Thu 27 May 2021
18:30 - 20:00
What periods and people of our history are memorialised and why?
Do new cultural values force a rethink on who is celebrated?
When previously lionised figures have fallen from grace, should we remove, replace or reinterpret their legacy?
Following a year of heated debate prompted by the Black Lives Matter movement, we invite experts from Bristol and beyond to reflect and respond on the wider issue of who and what we remember.

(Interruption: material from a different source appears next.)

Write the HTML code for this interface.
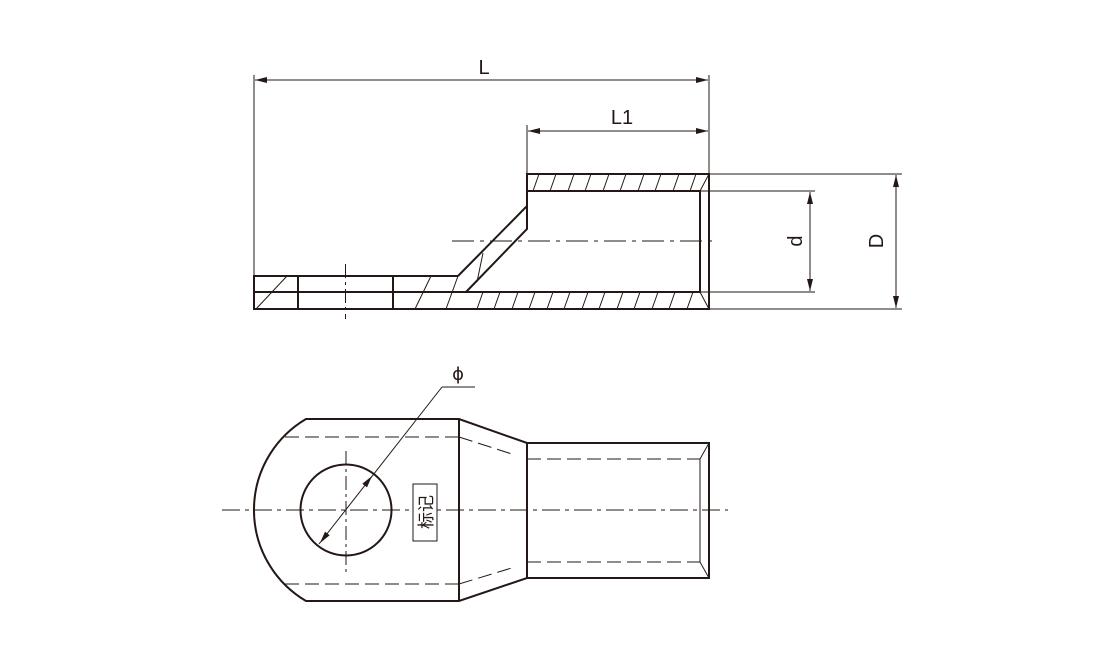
<!DOCTYPE html>
<html><head><meta charset="utf-8"><style>html,body{margin:0;padding:0;background:#fff}svg{display:block}</style></head>
<body>
<svg width="1098" height="660" viewBox="0 0 1098 660" xmlns="http://www.w3.org/2000/svg">
<defs>
<marker id="a" viewBox="0 0 12 6" refX="12" refY="3" markerWidth="12" markerHeight="6" orient="auto-start-reverse" markerUnits="userSpaceOnUse"><path d="M0,0 L12,3 L0,6 Z" fill="#231815"/></marker>
</defs>
<g stroke="#231815" fill="none">
<g stroke-width="1">
<line x1="254" y1="75" x2="254" y2="309"/>
<line x1="709" y1="75" x2="709" y2="174"/>
<line x1="527" y1="125" x2="527" y2="174"/>
<line x1="255" y1="80" x2="708" y2="80" marker-start="url(#a)" marker-end="url(#a)"/>
<line x1="528" y1="131" x2="708" y2="131" marker-start="url(#a)" marker-end="url(#a)"/>
<line x1="709" y1="174" x2="902" y2="174"/>
<line x1="709" y1="309" x2="902" y2="309"/>
<line x1="700" y1="191" x2="815" y2="191"/>
<line x1="700" y1="292" x2="815" y2="292"/>
<line x1="810" y1="192" x2="810" y2="291" marker-start="url(#a)" marker-end="url(#a)"/>
<line x1="896" y1="175" x2="896" y2="308" marker-start="url(#a)" marker-end="url(#a)"/>
</g>
<g stroke-width="2">
<polyline points="458,276 254,276 254,309 709,309 709,174 527,174 527,206 458,276"/>
<line x1="254" y1="292" x2="466" y2="292"/>
<polyline points="466,292 527,229 527,191 700,191 700,292 466,292"/>
<line x1="298" y1="276" x2="298" y2="309"/>
<line x1="393" y1="276" x2="393" y2="309"/>
</g>
<g stroke-width="1">
<line x1="527" y1="206" x2="527" y2="229"/>
<line x1="709" y1="174" x2="700" y2="191"/>
<line x1="700" y1="292" x2="709" y2="309"/>
<line x1="483" y1="253" x2="477" y2="282"/>
<line x1="256" y1="309" x2="287" y2="276"/>
<line x1="415" y1="309" x2="431" y2="276"/>
<line x1="446" y1="309" x2="458" y2="276"/>
<line x1="345.5" y1="264" x2="345.5" y2="319" stroke-dasharray="14,4,3,4"/>
<line x1="452" y1="241" x2="718" y2="241" stroke-dasharray="22,6,4,6"/>
<path d="M533,191 l6,-17 M550,191 l6,-17 M568,191 l6,-17 M585,191 l6,-17 M603,191 l6,-17 M620,191 l6,-17 M638,191 l6,-17 M655,191 l6,-17 M673,191 l6,-17 M690,191 l6,-17"/>
<path d="M477,309 l6,-17 M494,309 l6,-17 M512,309 l6,-17 M529,309 l6,-17 M547,309 l6,-17 M564,309 l6,-17 M582,309 l6,-17 M599,309 l6,-17 M617,309 l6,-17 M634,309 l6,-17 M652,309 l6,-17 M669,309 l6,-17 M687,309 l6,-17"/>
</g>
<g stroke-width="2">
<path d="M306,419 L459,419 L527,443 L709,443 L709,578 L527,578 L459,601 L306,601 A105.6,105.6 0 0 1 306,419 Z"/>
<line x1="459" y1="419" x2="459" y2="601"/>
<line x1="527" y1="443" x2="527" y2="578"/>
<circle cx="346" cy="510" r="45.5"/>
</g>
<g stroke-width="1">
<line x1="700" y1="459" x2="700" y2="562"/>
<line x1="700" y1="459" x2="709" y2="443"/>
<line x1="700" y1="562" x2="709" y2="578"/>
<g stroke-dasharray="14,6">
<line x1="285" y1="437" x2="459" y2="437"/>
<line x1="285" y1="584" x2="459" y2="584"/>
<line x1="459" y1="437" x2="515" y2="455"/>
<line x1="459" y1="584" x2="515" y2="567"/>
<line x1="527" y1="459" x2="700" y2="459"/>
<line x1="527" y1="562" x2="700" y2="562"/>
</g>
<line x1="222" y1="510" x2="728" y2="510" stroke-dasharray="18,5,4,5"/>
<line x1="346" y1="451" x2="346" y2="573" stroke-dasharray="14,4,3,4"/>
<line x1="319" y1="544" x2="442" y2="387"/>
<line x1="442" y1="387" x2="475" y2="387"/>
<rect x="413" y="484" width="24" height="57" fill="#fff" stroke-width="1"/>
</g>
<g fill="#231815" stroke="none">
<path d="M320,543 L325.0,531.6 L329.7,535.3 Z"/>
<path d="M372,476 L367.0,487.4 L362.3,483.7 Z"/>
</g>
</g>
<g fill="#231815" font-family="Liberation Sans, sans-serif" font-size="20">
<text x="484" y="74" text-anchor="middle">L</text>
<text x="622" y="124" text-anchor="middle">L1</text>
<text transform="translate(802,241) rotate(-90)" text-anchor="middle">d</text>
<text transform="translate(883,241) rotate(-90)" text-anchor="middle">D</text>
<text x="458" y="380" text-anchor="middle" font-family="DejaVu Sans, sans-serif" font-size="18">ϕ</text>
<text transform="translate(432,512) rotate(-90)" text-anchor="middle" font-size="17" font-family="Liberation Sans, 'Noto Sans CJK SC', sans-serif">标记</text>
</g>
</svg>
</body></html>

Join Tim Cole, Professor of Social History at the University of Bristol, Dr Tanja Schult Associate Professor of Culture & Aesthetics at Stockholm University, Roger Griffith of Ujima Radio and Bee Rowlatt chair of the Mary Wolstonecraft Society to explore monuments and memory in the public realm.
ABOUT OUR SPEAKERS:
Tanja Schult is an Associate Professor at Stockholm University where she teaches Visual Studies. She is the author of A Hero’s Many Faces: Raoul Wallenberg in Contemporary Monuments (2009), and the editor (with Diana Popescu) of Revisiting Holocaust Representation in the Post-Witness Era (Palgrave 2015). Her latest research project Making the Past Present: Public Perceptions of Performative Holocaust Commemoration since the Year 2000 (with Popescu) was financed by the Swedish Research Council.
Tim Cole is Professor of History and Director of the Brigstow Institute at the University of Bristol, and chair of the We are Bristol History Commission set up in the wake of the toppling of the Colston Statue. His latest book – About Britain: A Journey of 1,345 Miles and Seventy Years – sees him retracing the routes from guidebooks published for the Festival of Britain to ask how Britain has changed in the last seventy years.

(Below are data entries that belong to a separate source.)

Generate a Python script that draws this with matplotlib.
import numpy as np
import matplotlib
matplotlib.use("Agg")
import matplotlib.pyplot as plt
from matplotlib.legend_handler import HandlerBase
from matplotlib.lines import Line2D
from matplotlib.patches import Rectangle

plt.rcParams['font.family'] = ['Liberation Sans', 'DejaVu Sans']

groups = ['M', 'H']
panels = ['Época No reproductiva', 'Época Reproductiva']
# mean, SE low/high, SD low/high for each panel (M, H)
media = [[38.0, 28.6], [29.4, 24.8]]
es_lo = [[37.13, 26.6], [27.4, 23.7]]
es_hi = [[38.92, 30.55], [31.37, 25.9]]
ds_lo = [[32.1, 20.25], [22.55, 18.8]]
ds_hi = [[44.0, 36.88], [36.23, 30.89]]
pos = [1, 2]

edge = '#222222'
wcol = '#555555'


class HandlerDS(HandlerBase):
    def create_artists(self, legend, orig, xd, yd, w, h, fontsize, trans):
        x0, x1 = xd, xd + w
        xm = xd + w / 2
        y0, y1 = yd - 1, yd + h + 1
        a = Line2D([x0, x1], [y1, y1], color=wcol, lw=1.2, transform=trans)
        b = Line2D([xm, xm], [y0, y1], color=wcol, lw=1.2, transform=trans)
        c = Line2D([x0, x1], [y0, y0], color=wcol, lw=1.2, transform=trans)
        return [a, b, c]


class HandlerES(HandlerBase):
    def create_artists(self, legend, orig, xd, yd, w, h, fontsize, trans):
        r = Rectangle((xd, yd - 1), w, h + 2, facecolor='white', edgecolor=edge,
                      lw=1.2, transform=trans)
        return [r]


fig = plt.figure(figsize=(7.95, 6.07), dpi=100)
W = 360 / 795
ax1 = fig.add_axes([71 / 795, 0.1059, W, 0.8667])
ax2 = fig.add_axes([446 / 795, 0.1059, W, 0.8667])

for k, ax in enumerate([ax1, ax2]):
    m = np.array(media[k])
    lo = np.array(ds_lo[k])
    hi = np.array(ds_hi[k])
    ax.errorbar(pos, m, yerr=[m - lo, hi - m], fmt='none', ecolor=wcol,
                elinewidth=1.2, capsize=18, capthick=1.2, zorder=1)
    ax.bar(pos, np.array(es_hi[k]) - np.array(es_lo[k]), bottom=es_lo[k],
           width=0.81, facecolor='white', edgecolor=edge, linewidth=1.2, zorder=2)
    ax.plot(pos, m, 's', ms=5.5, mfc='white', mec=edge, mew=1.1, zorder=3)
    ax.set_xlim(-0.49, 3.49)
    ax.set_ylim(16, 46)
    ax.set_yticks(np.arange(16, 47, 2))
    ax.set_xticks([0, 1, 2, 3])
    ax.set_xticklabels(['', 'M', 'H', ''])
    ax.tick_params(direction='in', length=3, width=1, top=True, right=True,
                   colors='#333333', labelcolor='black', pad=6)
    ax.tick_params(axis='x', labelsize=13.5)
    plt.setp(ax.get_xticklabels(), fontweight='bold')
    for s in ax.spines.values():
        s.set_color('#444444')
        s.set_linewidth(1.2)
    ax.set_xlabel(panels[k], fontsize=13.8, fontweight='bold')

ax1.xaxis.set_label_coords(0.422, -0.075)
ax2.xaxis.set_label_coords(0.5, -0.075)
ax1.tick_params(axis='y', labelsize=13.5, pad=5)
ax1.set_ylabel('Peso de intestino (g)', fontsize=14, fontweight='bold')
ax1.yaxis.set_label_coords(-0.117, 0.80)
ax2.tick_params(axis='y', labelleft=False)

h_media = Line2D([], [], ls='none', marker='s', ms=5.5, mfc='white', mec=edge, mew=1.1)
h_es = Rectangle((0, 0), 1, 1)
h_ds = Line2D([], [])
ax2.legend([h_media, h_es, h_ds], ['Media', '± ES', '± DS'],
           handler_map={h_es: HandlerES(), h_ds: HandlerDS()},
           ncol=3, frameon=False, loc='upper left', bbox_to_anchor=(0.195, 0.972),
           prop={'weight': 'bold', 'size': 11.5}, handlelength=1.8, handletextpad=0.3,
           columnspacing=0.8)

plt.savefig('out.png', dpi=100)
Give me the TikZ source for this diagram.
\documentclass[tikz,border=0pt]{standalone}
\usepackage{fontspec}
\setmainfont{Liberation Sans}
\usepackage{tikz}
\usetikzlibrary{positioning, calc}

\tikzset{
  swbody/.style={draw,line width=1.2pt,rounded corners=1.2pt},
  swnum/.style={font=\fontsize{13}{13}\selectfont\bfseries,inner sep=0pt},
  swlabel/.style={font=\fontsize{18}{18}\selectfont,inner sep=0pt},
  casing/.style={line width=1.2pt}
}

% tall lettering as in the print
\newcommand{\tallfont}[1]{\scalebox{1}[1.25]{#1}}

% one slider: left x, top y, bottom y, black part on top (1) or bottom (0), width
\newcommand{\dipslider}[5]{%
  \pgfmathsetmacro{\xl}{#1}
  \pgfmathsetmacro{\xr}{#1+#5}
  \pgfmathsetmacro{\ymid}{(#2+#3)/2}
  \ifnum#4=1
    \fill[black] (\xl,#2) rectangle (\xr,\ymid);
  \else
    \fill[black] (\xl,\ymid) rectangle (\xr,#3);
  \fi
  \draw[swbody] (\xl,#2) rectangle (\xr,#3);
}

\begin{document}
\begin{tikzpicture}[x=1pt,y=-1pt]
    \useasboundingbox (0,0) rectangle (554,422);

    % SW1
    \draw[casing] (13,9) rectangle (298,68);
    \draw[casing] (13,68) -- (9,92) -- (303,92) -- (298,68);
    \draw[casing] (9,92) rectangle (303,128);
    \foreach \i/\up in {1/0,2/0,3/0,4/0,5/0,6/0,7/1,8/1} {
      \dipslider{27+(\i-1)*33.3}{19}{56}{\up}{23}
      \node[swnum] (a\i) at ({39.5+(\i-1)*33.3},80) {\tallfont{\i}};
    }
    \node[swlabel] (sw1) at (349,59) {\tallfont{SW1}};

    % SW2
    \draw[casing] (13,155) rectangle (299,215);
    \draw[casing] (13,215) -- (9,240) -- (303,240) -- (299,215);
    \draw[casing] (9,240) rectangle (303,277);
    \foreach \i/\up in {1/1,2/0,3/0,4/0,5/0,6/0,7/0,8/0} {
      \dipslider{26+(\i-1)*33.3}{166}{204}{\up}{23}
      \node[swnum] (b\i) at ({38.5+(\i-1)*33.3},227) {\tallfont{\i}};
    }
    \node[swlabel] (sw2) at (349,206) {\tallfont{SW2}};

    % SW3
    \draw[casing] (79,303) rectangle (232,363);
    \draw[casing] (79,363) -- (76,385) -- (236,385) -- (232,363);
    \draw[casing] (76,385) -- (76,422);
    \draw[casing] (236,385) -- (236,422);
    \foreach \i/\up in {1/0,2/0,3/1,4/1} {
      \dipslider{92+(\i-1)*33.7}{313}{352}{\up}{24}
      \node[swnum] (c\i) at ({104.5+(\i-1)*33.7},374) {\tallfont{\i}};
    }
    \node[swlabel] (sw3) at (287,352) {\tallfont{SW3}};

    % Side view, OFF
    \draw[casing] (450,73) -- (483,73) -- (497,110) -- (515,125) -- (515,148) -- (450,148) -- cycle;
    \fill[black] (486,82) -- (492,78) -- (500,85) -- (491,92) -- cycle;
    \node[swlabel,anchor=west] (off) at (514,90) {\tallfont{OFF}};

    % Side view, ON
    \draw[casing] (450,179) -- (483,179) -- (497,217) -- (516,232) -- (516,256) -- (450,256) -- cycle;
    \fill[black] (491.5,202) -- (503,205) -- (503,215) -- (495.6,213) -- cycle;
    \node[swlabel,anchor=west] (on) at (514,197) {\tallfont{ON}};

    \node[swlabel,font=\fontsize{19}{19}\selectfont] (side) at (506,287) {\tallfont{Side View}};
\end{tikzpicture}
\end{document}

Roger Griffith MBE is a writer, producer, educator and social activist. He is a consultant and CEO of his company Creative Connex and lectures and works on special diversity projects for UWE Bristol, including working on the team that helped Channel 4 move to Bristol. Roger is a broadcaster and former CEO/Chair of Ujima Radio an award-winning community radio station. He has a passion for sharing cultural stories, global observations and insights on race, inclusivity and striving for social equality.
Bee Rowlatt is a writer and journalist. In Search of Mary (Alma) inspired by Mary Wollstonecraft, won the Society of Authors’ K Blundell Trust award. Bee chaired the Mary on the Green campaign to memorialise Mary Wollstonecraft and is a founding Trustee of the human rights education charity the Wollstonecraft Society. She has been on the judging panel for the Stanford Dolman Travel Book of the Year and The Poetry Society young writers’ challenge.